DataSource module#
Module with all classes and methods to manage the data sources and data sets
MLOpsDataSourceClient#
- class mlops_codex.datasources.MLOpsDataSourceClient(*, login: str | None = None, password: str | None = None, url: str | None = None)[source]#
Bases:
BaseMLOpsClient
Class for client for manage datasources
- Parameters:
login (str) – Login for authenticating with the client. You can also use the env variable MLOPS_USER to set this
password (str) – Password for authenticating with the client. You can also use the env variable MLOPS_PASSWORD to set this
url (str) – URL to MLOps Server. Default value is https://neomaril.datarisk.net/, use it to test your deployment first before changing to production. You can also use the env variable MLOPS_URL to set this
- Raises:
ServerError – Database produced an unexpected error.
AuthenticationError – If user is not in the master group.
CredentialError – If the Cloud Credential is Invalid
- credentials_to_json(input_data: dict) str [source]#
Transform dict to json.
- Parameters:
input_data (dict) – A dictionary to save.
- Returns:
Path to the credentials file.
- Return type:
str
- get_datasource(*, datasource_name: str, provider: str, group: str)[source]#
Get a MLOpsDataSource to make datasource operations.
- Parameters:
datasource_name (str) – Name given previously to the datasource.
provider (str) – It can be “Azure”, “AWS” or “GCP”
group (str) – Name of the group where we will search the datasources
- Returns:
A MLOpsDataSource object
- Return type:
MLOpsDataSource
Example
>>> client.get_datasource(datasource_name='MyDataSourceName', provider='GCP', group='my_group')
- list_datasources(*, provider: str, group: str)[source]#
List all datasources of the group with this provider type.
- Parameters:
group (str) – Name of the group where we will search the datasources
provider (str ("Azure" | "AWS" | "GCP")) –
- Raises:
AuthenticationError – Raised if there is an authentication issue.
ServerError – Raised if the server encounters an issue.
InputError – Raised if something went wrong.
- Returns:
A list of datasources information.
- Return type:
list
Example
>>> client.list_datasources(provider='GCP', group='my_group')
- register_datasource(*, datasource_name: str, provider: str, cloud_credentials: dict | str, group: str)[source]#
Register the user cloud credentials to allow MLOps to use the provider to download the datasource.
- Parameters:
group (str) – Name of the group where we will search the datasources.
datasource_name (str) – Name given previously to the datasource.
provider (str) – It can be “Azure”, “AWS” or “GCP”
cloud_credentials (str | Union[dict,str]) – Path or dict to a JSON with the credentials to access the provider.
- Returns:
A MLOpsDataSource object
- Return type:
MLOpsDataSource
Example
>>> client.register_datasource( >>> datasource_name='MyDataSourceName', >>> provider='GCP', >>> cloud_credentials='./gcp_credentials.json', >>> group='my_group' >>> )
MLOpsDataSource#
- class mlops_codex.datasources.MLOpsDataSourceClient(*, login: str | None = None, password: str | None = None, url: str | None = None)[source]#
Bases:
BaseMLOpsClient
Class for client for manage datasources
- Parameters:
login (str) – Login for authenticating with the client.

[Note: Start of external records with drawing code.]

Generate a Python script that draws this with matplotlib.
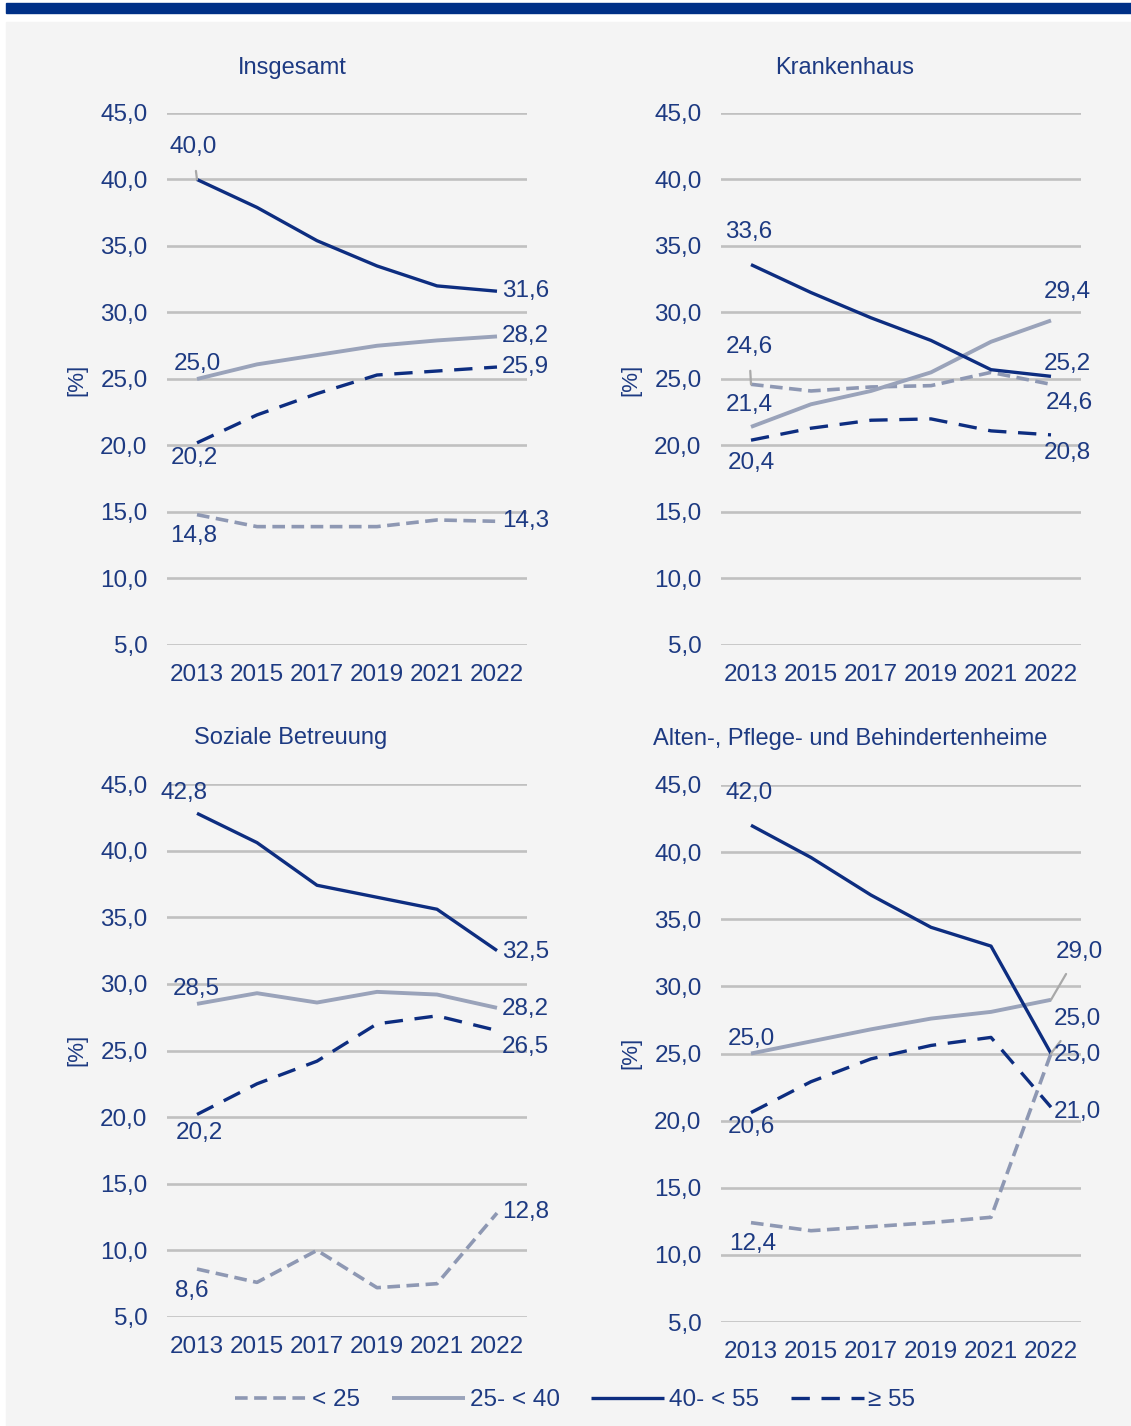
import matplotlib.pyplot as plt
from matplotlib.patches import Rectangle
from matplotlib.lines import Line2D

plt.rcParams['font.family'] = ['Liberation Sans', 'DejaVu Sans']

years = ['2013', '2015', '2017', '2019', '2021', '2022']
groups = ['< 25', '25- < 40', '40- < 55', '≥ 55']
titles = ['Insgesamt', 'Krankenhaus', 'Soziale Betreuung',
          'Alten-, Pflege- und Behindertenheime']

# values per panel, order: <25, 25-<40, 40-<55, >=55
insgesamt_u25 = [14.8, 13.9, 13.9, 13.9, 14.4, 14.3]
insgesamt_25_40 = [25.0, 26.1, 26.8, 27.5, 27.9, 28.2]
insgesamt_40_55 = [40.0, 37.9, 35.4, 33.5, 32.0, 31.6]
insgesamt_55 = [20.2, 22.3, 23.9, 25.3, 25.6, 25.9]

kh_u25 = [24.6, 24.1, 24.4, 24.5, 25.5, 24.6]
kh_25_40 = [21.4, 23.1, 24.1, 25.5, 27.8, 29.4]
kh_40_55 = [33.6, 31.5, 29.6, 27.9, 25.7, 25.2]
kh_55 = [20.4, 21.3, 21.9, 22.0, 21.1, 20.8]

soz_u25 = [8.6, 7.6, 10.0, 7.2, 7.5, 12.8]
soz_25_40 = [28.5, 29.3, 28.6, 29.4, 29.2, 28.2]
soz_40_55 = [42.8, 40.6, 37.4, 36.5, 35.6, 32.5]
soz_55 = [20.2, 22.5, 24.2, 27.0, 27.6, 26.5]

heim_u25 = [12.4, 11.8, 12.1, 12.4, 12.8, 25.0]
heim_25_40 = [25.0, 25.9, 26.8, 27.6, 28.1, 29.0]
heim_40_55 = [42.0, 39.6, 36.8, 34.4, 33.0, 25.0]
heim_55 = [20.6, 22.9, 24.6, 25.6, 26.2, 21.0]

panels = [
    [insgesamt_u25, insgesamt_25_40, insgesamt_40_55, insgesamt_55],
    [kh_u25, kh_25_40, kh_40_55, kh_55],
    [soz_u25, soz_25_40, soz_40_55, soz_55],
    [heim_u25, heim_25_40, heim_40_55, heim_55],
]

NAVY = '#0d2d80'
TEXT = '#1d3a82'
LIGHT = '#9aa3ba'
GRAYD = '#8e98b3'
styles = [
    dict(color=GRAYD, lw=2.6, dashes=(3.5, 1.8)),
    dict(color=LIGHT, lw=2.8),
    dict(color=NAVY, lw=2.4),
    dict(color=NAVY, lw=2.4, dashes=(5.5, 3.5)),
]

# label offsets in pixels (first point, last point), per panel and series
# entries: (dx, dy, ha, leader)
label_pos = [
    [[(-3, -21, 'center', False), (5, 0, 'left', False)],
     [(0, 15, 'center', False), (5, 0, 'left', False)],
     [(-4, 32, 'center', True), (5, 0, 'left', False)],
     [(-3, -15, 'center', False), (5, 0, 'left', False)]],
    [[(-2, 37, 'center', True), (18, -19, 'center', False)],
     [(-2, 22, 'center', False), (16, 28, 'center', False)],
     [(-2, 33, 'center', False), (16, 12, 'center', False)],
     [(0, -23, 'center', False), (16, -18, 'center', False)]],
    [[(-5, -22, 'center', False), (5, 1, 'left', False)],
     [(-1, 15, 'center', False), (5, -1, 'left', False)],
     [(-13, 20, 'center', False), (5, -1, 'left', False)],
     [(2, -19, 'center', False), (5, -16, 'left', False)]],
    [[(2, -21, 'center', False), (26, 34, 'center', True)],
     [(0, 14, 'center', False), (28, 48, 'center', True)],
     [(-2, 32, 'center', False), (26, -2, 'center', False)],
     [(0, -14, 'center', False), (26, -5, 'center', False)]],
]

W, H = 1131, 1426
fig = plt.figure(figsize=(W / 100, H / 100), dpi=100)
fig.patches.append(Rectangle((6 / W, 1 - 13 / H), 1 - 6 / W, 10 / H,
                             transform=fig.transFigure, color='#003087', zorder=-5))
fig.patches.append(Rectangle((6 / W, 0), 1 - 6 / W, 1 - 22 / H,
                             transform=fig.transFigure, color='#f4f4f4', zorder=-5))

boxes = [(167, 527, 113, 645), (721, 1081, 113, 645),
         (167, 527, 784, 1317), (721, 1081, 785, 1322)]
title_xy = [(292, 68), (845, 68), (291, 738), (850, 739)]
ylab_xy = [(77, 380), (631, 380), (77, 1050), (631, 1053)]

FS = 17.5


def fmt(v):
    return f'{v:.1f}'.replace('.', ',')


xs = list(range(len(years)))
for k, (l, r, t, b) in enumerate(boxes):
    ax = fig.add_axes([l / W, 1 - b / H, (r - l) / W, (b - t) / H])
    ax.set_facecolor('none')
    ax.set_xlim(-0.5, 5.5)
    ax.set_ylim(5, 45)
    ax.set_yticks(range(5, 50, 5))
    ax.set_yticklabels([fmt(v) for v in range(5, 50, 5)])
    ax.set_xticks(xs)
    ax.set_xticklabels(years)
    ax.tick_params(length=0, labelsize=FS, labelcolor=TEXT)
    ax.tick_params(axis='y', pad=14)
    ax.tick_params(axis='x', pad=14)
    for s in ax.spines.values():
        s.set_visible(False)
    ax.grid(axis='y', color='#c0c0c0', lw=1.9)
    ax.set_axisbelow(True)
    for j, vals in enumerate(panels[k]):
        ax.plot(xs, vals, solid_capstyle='butt', dash_capstyle='butt', **styles[j])
        for idx, (dx, dy, ha, leader) in zip([0, 5], label_pos[k][j]):
            ap = None
            if leader:
                ap = dict(arrowstyle='-', color='#a8a8a8', lw=1.6,
                          shrinkA=7, shrinkB=0)
            ax.annotate(fmt(vals[idx]), (xs[idx], vals[idx]), xytext=(dx, dy),
                        textcoords='offset pixels', ha=ha, va='center',
                        fontsize=FS, color=TEXT, arrowprops=ap,
                        annotation_clip=False)
    fig.text(title_xy[k][0] / W, 1 - title_xy[k][1] / H, titles[k],
             ha='center', va='center', fontsize=17, color=TEXT)
    fig.text(ylab_xy[k][0] / W, 1 - ylab_xy[k][1] / H, '[%]', rotation=90,
             ha='center', va='center', fontsize=16, color=TEXT)

handles = [Line2D([], [], solid_capstyle='butt', dash_capstyle='butt', **st)
           for st in styles]
fig.legend(handles, groups, loc='center', bbox_to_anchor=(575 / W, 1 - 1400 / H),
           ncol=4, frameon=False, fontsize=FS, handlelength=3.0,
           handletextpad=0.2, columnspacing=1.3, labelcolor=TEXT)

fig.savefig('out.png', dpi=100, facecolor='white')
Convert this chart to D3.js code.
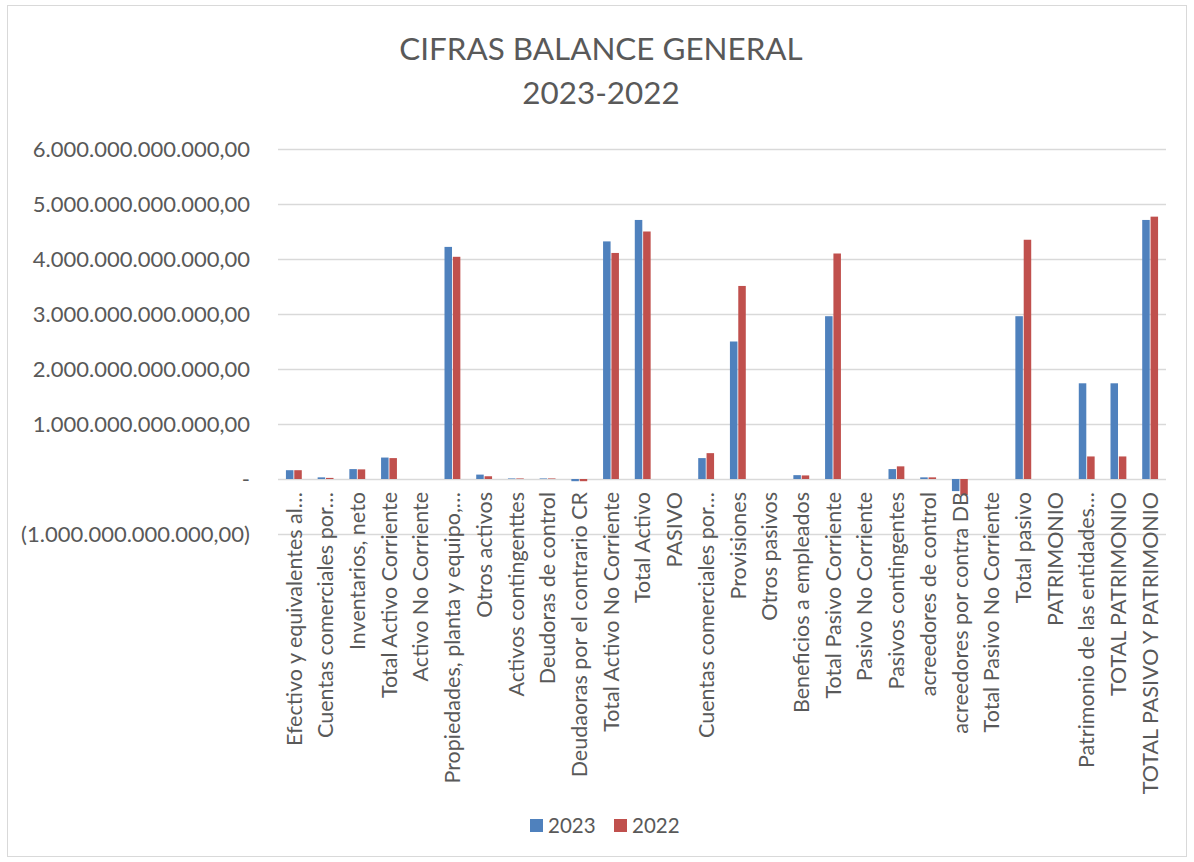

You can also use the env variable MLOPS_USER to set this
password (str) – Password for authenticating with the client. You can also use the env variable MLOPS_PASSWORD to set this
url (str) – URL to MLOps Server. Default value is https://neomaril.datarisk.net/, use it to test your deployment first before changing to production. You can also use the env variable MLOPS_URL to set this
- Raises:
ServerError – Database produced an unexpected error.
AuthenticationError – If user is not in the master group.
CredentialError – If the Cloud Credential is Invalid
- credentials_to_json(input_data: dict) str [source]#
Transform dict to json.
- Parameters:
input_data (dict) – A dictionary to save.
- Returns:
Path to the credentials file.
- Return type:
str
- get_datasource(*, datasource_name: str, provider: str, group: str)[source]#
Get a MLOpsDataSource to make datasource operations.
- Parameters:
datasource_name (str) – Name given previously to the datasource.
provider (str) – It can be “Azure”, “AWS” or “GCP”
group (str) – Name of the group where we will search the datasources
- Returns:
A MLOpsDataSource object
- Return type:
MLOpsDataSource
Example
>>> client.get_datasource(datasource_name='MyDataSourceName', provider='GCP', group='my_group')
- list_datasources(*, provider: str, group: str)[source]#
List all datasources of the group with this provider type.
- Parameters:
group (str) – Name of the group where we will search the datasources
provider (str ("Azure" | "AWS" | "GCP")) –
- Raises:
AuthenticationError – Raised if there is an authentication issue.
ServerError – Raised if the server encounters an issue.
InputError – Raised if something went wrong.
- Returns:
A list of datasources information.
- Return type:
list
Example
>>> client.list_datasources(provider='GCP', group='my_group')
- register_datasource(*, datasource_name: str, provider: str, cloud_credentials: dict | str, group: str)[source]#
Register the user cloud credentials to allow MLOps to use the provider to download the datasource.
- Parameters:
group (str) – Name of the group where we will search the datasources.
datasource_name (str) – Name given previously to the datasource.
provider (str) – It can be “Azure”, “AWS” or “GCP”
cloud_credentials (str | Union[dict,str]) – Path or dict to a JSON with the credentials to access the provider.
- Returns:
A MLOpsDataSource object
- Return type:
MLOpsDataSource
Example
>>> client.register_datasource( >>> datasource_name='MyDataSourceName', >>> provider='GCP', >>> cloud_credentials='./gcp_credentials.json', >>> group='my_group' >>> )
MLOpsDataset#
- class mlops_codex.datasources.MLOpsDataset(login: str, password: str, base_url: str, hash: str, dataset_name: str, group: str)[source]#
Bases:
object
Dataset class to represent mlops dataset.
- Parameters:
login (str) – Login for authenticating with the client.
password (str) – Password for authenticating with the client.
base_url (str) – URL to MLOps Server. Default value is https://neomaril.datarisk.net, use it to test your deployment first before changing to production. You can also use the env variable MLOPS_URL to set this
hash (str) – Dataset hash to download.
dataset_name (str) – Name of the dataset.
group (str) – Name of the group where we will search the dataset
origin (str) – Origin of the dataset. It can be “Training”, “Preprocessing”, “Datasource” or “Model”
- base_url: str#
- dataset_name: str#
- download(path: str | None = './', filename: str | None = 'dataset') None [source]#
Download a dataset from mlops. The dataset will be a csv or parquet file.
- Parameters:
path (str, optional) – Path to the downloaded dataset. Defaults to ‘./’.
filename (str, optional) – Name of the downloaded dataset. Defaults to ‘dataset.zip’.
- Raises:
AuthenticationError – Raised if there is an authentication issue.
DatasetNotFoundError – Raised if there is no dataset with the given name.
ServerError – Raised if the server encounters an issue.
- group: str#
- hash: str#
- login: str#
- password: str#